24.22.7.1. gem5 MinorCPU
default functional units
Which units are available is visible for example on the gem5 config.ini of a gem5 MinorCPU run. Functional units are not present in simple CPUs like gem5 TimingSimpleCPU
.
For example, on gem5 872cb227fdc0b4d60acc7840889d567a6936b6e1, the config.ini
of a minor run:
./run \ --arch aarch64 \ --emulator gem5 \ --userland userland/arch/aarch64/freestanding/linux/hello.S \ --trace-insts-stdout \ -- \ --cpu-type MinorCPU \ --caches
contains:
[system.cpu] type=MinorCPU children=branchPred dcache dtb executeFuncUnits icache interrupts isa itb power_state tracer workload executeInputWidth=2 executeIssueLimit=2
Here also note the executeInputWidth=2
and executeIssueLimit=2
suggesting that this is a dual issue superscalar processor.
The system.cpu
points to:
[system.cpu.executeFuncUnits] type=MinorFUPool children=funcUnits0 funcUnits1 funcUnits2 funcUnits3 funcUnits4 funcUnits5 funcUnits6 funcUnits7
and the two first units are in full:
[system.cpu.executeFuncUnits.funcUnits0] type=MinorFU children=opClasses timings opClasses=system.cpu.executeFuncUnits.funcUnits0.opClasses opLat=3 [system.cpu.executeFuncUnits.funcUnits0.opClasses] type=MinorOpClassSet children=opClasses [system.cpu.executeFuncUnits.funcUnits0.opClasses.opClasses] type=MinorOpClass opClass=IntAlu
and:
[system.cpu.executeFuncUnits.funcUnits1] type=MinorFU children=opClasses timings opLat=3 [system.cpu.executeFuncUnits.funcUnits1.opClasses] type=MinorOpClassSet children=opClasses opClasses=system.cpu.executeFuncUnits.funcUnits1.opClasses.opClasses [system.cpu.executeFuncUnits.funcUnits1.opClasses.opClasses] type=MinorOpClass opClass=IntAlu
So we understand that both:
-
the first and second functional units are
IntAlu
, so doing integer arithmetic operations -
both have a latency of 3
-
each functional unit can have a set of
opClass
with more than one type. Those first two units just happen to have a single type.
The full list is:
-
0, 1:
IntAlu
,opLat=3
-
2:
IntMult
,opLat=3
-
3:
IntDiv
,opLat=9
. So we see that a more complex operation such as division has higher latency. -
4:
FloatAdd
,FloatCmp
, and a gazillion other floating point related things.opLat=6
. -
5:
SimdPredAlu
: TODO SVE-related?opLat=3
-
6:
MemRead
,MemWrite
,FloatMemRead
,FloatMemWrite
.opLat=1
-
7:
IprAccess
(TODO),InstPrefetch
These are of course all specified in from the Python at src/cpu/minor/MinorCPU.py
:
class MinorDefaultFUPool(MinorFUPool): funcUnits = [MinorDefaultIntFU(), MinorDefaultIntFU(), MinorDefaultIntMulFU(), MinorDefaultIntDivFU(), MinorDefaultFloatSimdFU(), MinorDefaultPredFU(), MinorDefaultMemFU(), MinorDefaultMiscFU()]

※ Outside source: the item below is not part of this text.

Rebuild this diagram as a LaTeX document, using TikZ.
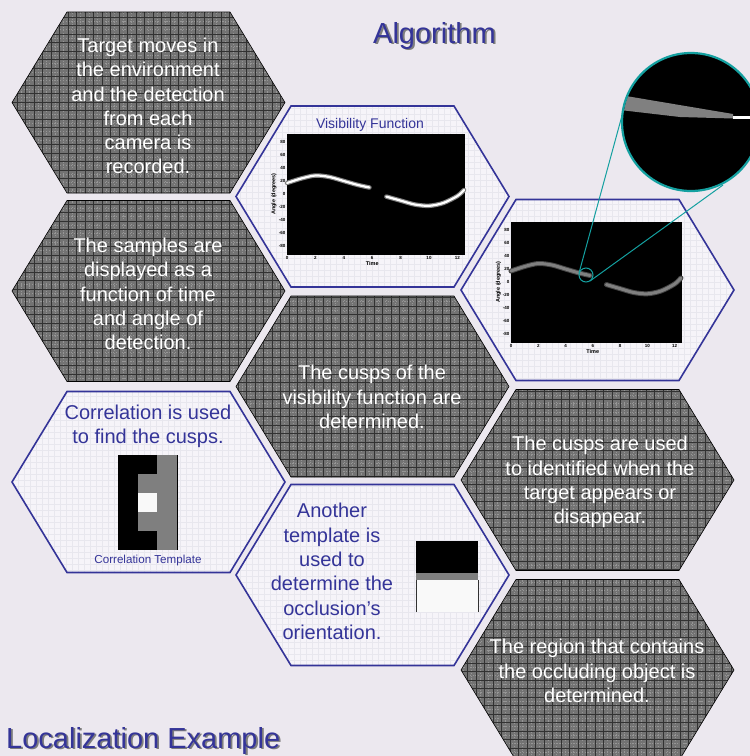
\documentclass[tikz,border=0pt]{standalone}
\usepackage{fontspec}
\setmainfont{Liberation Sans}
\usetikzlibrary{calc}
\definecolor{bg}{RGB}{236,232,239}
\definecolor{navy}{RGB}{52,52,152}
\definecolor{hexlight}{RGB}{246,244,249}
\definecolor{hexgrid}{RGB}{232,231,238}
\definecolor{darkfill}{RGB}{115,115,115}
\definecolor{darkline}{RGB}{50,50,50}
\definecolor{darkdot}{RGB}{150,150,150}
\definecolor{tealc}{RGB}{20,160,160}
\definecolor{tgray}{RGB}{127,127,127}
\definecolor{twhite}{RGB}{249,249,249}
\definecolor{shadowc}{RGB}{125,125,125}

\newcommand\hexat[2]{({#1-136.5},{#2}) -- ({#1-81.5},{#2-90.5}) -- ({#1+81.5},{#2-90.5}) -- ({#1+136.5},{#2}) -- ({#1+81.5},{#2+90.5}) -- ({#1-81.5},{#2+90.5}) -- cycle}

\newcommand\darkhex[2]{%
  \begin{scope}
    \clip \hexat{#1}{#2};
    \fill[darkfill] ({#1-140},{#2-95}) rectangle ({#1+140},{#2+95});
    \begin{scope}[shift={(4.25,4.25)}]
      \draw[darkdot,line width=0.6,dash pattern=on 1.2pt off 1.6pt,step=8.5pt] ({#1-146},{#2-101}) grid ({#1+140},{#2+95});
    \end{scope}
    \draw[darkline,line width=0.9,step=8.5pt] ({#1-140},{#2-95}) grid ({#1+140},{#2+95});
  \end{scope}
  \draw[black,line width=0.6] \hexat{#1}{#2};
}

\newcommand\lighthex[2]{%
  \fill[hexlight] \hexat{#1}{#2};
  \begin{scope}
    \clip \hexat{#1}{#2};
    \draw[hexgrid,line width=0.5,step=6pt] ({#1-140},{#2-95}) grid ({#1+140},{#2+95});
  \end{scope}
  \draw[navy,line width=1.6] \hexat{#1}{#2};
}

% plot drawn in local coordinates: 178 x 121
\newcommand\visplot[1]{%
  \fill[black] (0,0) rectangle (178,121);
  #1
  \foreach \v/\yy in {80/8,60/21,40/34,20/47,0/60,-20/73,-40/86,-60/99,-80/112}
    \node[ticklab,anchor=east] at (-1,\yy) {\v};
  \foreach \v/\xx in {0/0,2/28.4,4/56.8,6/85.2,8/113.6,10/142,12/170.4}
    \node[ticklab,anchor=north] at (\xx,122) {\v};
  \node[axlab,anchor=north] at (85.2,127) {Time};
  \node[axlab,rotate=90] at (-13,60) {Angle (degrees)};
}
\newcommand\curveA{(0,49) (14.2,44.5) (28.4,41.5) (42.6,43) (56.8,47) (71,51) (82.4,53.5)}
\newcommand\curveB{(99.4,62.6) (113.6,66.6) (127.8,70.5) (142,71.8) (156.2,69) (170.4,62) (177,56)}
\newcommand\shadowed[1]{\makebox[0pt][l]{\hspace{1.8pt}\raisebox{-1.8pt}{\textcolor{shadowc}{#1}}}#1}

\tikzset{
  darktext/.style={text=white,align=center,font=\fontsize{20}{24.3}\selectfont,inner sep=0},
  lighttext/.style={text=navy,align=center,font=\fontsize{20}{24.3}\selectfont,inner sep=0},
  ticklab/.style={font=\fontsize{4.5}{5}\selectfont\bfseries,text=black,inner sep=0.5},
  axlab/.style={font=\fontsize{5.5}{6}\selectfont\bfseries,text=black,inner sep=0},
  titletext/.style={font=\fontsize{29}{34}\selectfont,inner sep=0,text=navy}
}

\begin{document}
\begin{tikzpicture}[x=1pt,y=-1pt]
\useasboundingbox (0,0) rectangle (750,756);
\fill[bg] (0,0) rectangle (750,756);

% hexagons
\darkhex{148.5}{102.5}
\darkhex{148.5}{291}
\lighthex{148.5}{482}
\lighthex{372.5}{196.5}
\darkhex{372.5}{386.5}
\lighthex{372.5}{575}
\lighthex{597.5}{290}
\darkhex{597.5}{480}
\darkhex{597.5}{670}

% titles
\node[titletext,anchor=base west] (alg) at (373,43) {\shadowed{Algorithm}};
\node[titletext,anchor=base west] (loc) at (6,748) {\shadowed{Localization Example}};

% dark hex texts
\node[darktext] (t1) at (148,106) {Target moves in\\the environment\\and the detection\\from each\\camera is\\recorded.};
\node[darktext] (t2) at (148,294) {The samples are\\displayed as a\\function of time\\and angle of\\detection.};
\node[darktext] (t3) at (372,397) {The cusps of the\\visibility function are\\determined.};
\node[darktext] (t4) at (600,482) {The cusps are used\\to identified when the\\target appears or\\disappear.};
\node[darktext] (t5) at (597,671) {The region that contains\\the occluding object is\\determined.};

% light hex texts
\node[lighttext] (t6) at (148,426.5) {Correlation is used\\to find the cusps.};
\node[lighttext] (t7) at (332,571.5) {Another\\template is\\used to\\determine the\\occlusion’s\\orientation.};
\node[text=navy,font=\fontsize{11.6}{13}\selectfont,inner sep=0] (cap1) at (148,560) {Correlation Template};
\node[text=navy,font=\fontsize{14}{16}\selectfont,inner sep=0] (cap2) at (370,125) {Visibility Function};

% correlation template
\fill[black] (118,455) rectangle (137.7,550);
\fill[tgray] (157.3,455) rectangle (177,550);
\fill[black] (137.7,455) rectangle (157.3,474);
\fill[tgray] (137.7,474) rectangle (157.3,493);
\fill[twhite] (137.7,493) rectangle (157.3,512);
\fill[tgray] (137.7,512) rectangle (157.3,531);
\fill[black] (137.7,531) rectangle (157.3,550);
\draw[black,line width=0.6] (177,455) -- (177,550);

% orientation template
\fill[black] (416,541) rectangle (478,573);
\fill[tgray] (416,573) rectangle (478,580);
\fill[twhite] (416,580) rectangle (478,612);
\draw[darkline,line width=0.7] (416,580) -- (416,612) (478,580) -- (478,612);

% plot 1
\begin{scope}[shift={(287,134)}]
  \visplot{%
    \draw[gray,line width=4.5,line cap=round] plot[smooth] coordinates {\curveA};
    \draw[white,line width=2.2,line cap=round] plot[smooth] coordinates {\curveA};
    \draw[gray,line width=4.5,line cap=round] plot[smooth] coordinates {\curveB};
    \draw[white,line width=2.2,line cap=round] plot[smooth] coordinates {\curveB};
  }
\end{scope}

% plot 2
\begin{scope}[shift={(511,222)},xscale=0.96]
  \visplot{%
    \draw[gray!55!black,line width=5,line cap=round] plot[smooth] coordinates {\curveA};
    \draw[gray,line width=3,line cap=round] plot[smooth] coordinates {\curveA};
    \draw[gray!55!black,line width=5,line cap=round] plot[smooth] coordinates {\curveB};
    \draw[gray,line width=3,line cap=round] plot[smooth] coordinates {\curveB};
  }
\end{scope}

% zoom
\node[circle,draw=tealc,line width=1,minimum size=14,inner sep=0] (zsmall) at (586,275) {};
\coordinate (s1) at (579,273);
\coordinate (s2) at (590,281);
\coordinate (b1) at (623,112);
\coordinate (b2) at (723,185);
\draw[tealc,line width=1] (s1) -- (b1);
\draw[tealc,line width=1] (s2) -- (b2);
\node[circle,fill=black,minimum size=138,inner sep=0] (zbig) at (691,122) {};
\begin{scope}
  \clip (691,122) circle[radius=68];
  \fill[gray] (620,95) -- (733,114) -- (733,118.5) -- (680,117) -- (620,110) -- cycle;
  \fill[white] (733,115.5) rectangle (752,119);
\end{scope}
\draw[tealc,line width=2.2] (zbig) circle[radius=69];
\end{tikzpicture}
\end{document}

We then expect that each instruction has a certain opClass
that determines on which unit it can run.
For example: class AddImm
, which is what we get on a simple add x1, x2, 0
, sets itself as an IntAluOp
on the constructor as expected:
AddImm::AddImm(ExtMachInst machInst, IntRegIndex _dest, IntRegIndex _op1, uint32_t _imm, bool _rotC) : DataImmOp("add", machInst, IntAluOp, _dest, _op1, _imm, _rotC)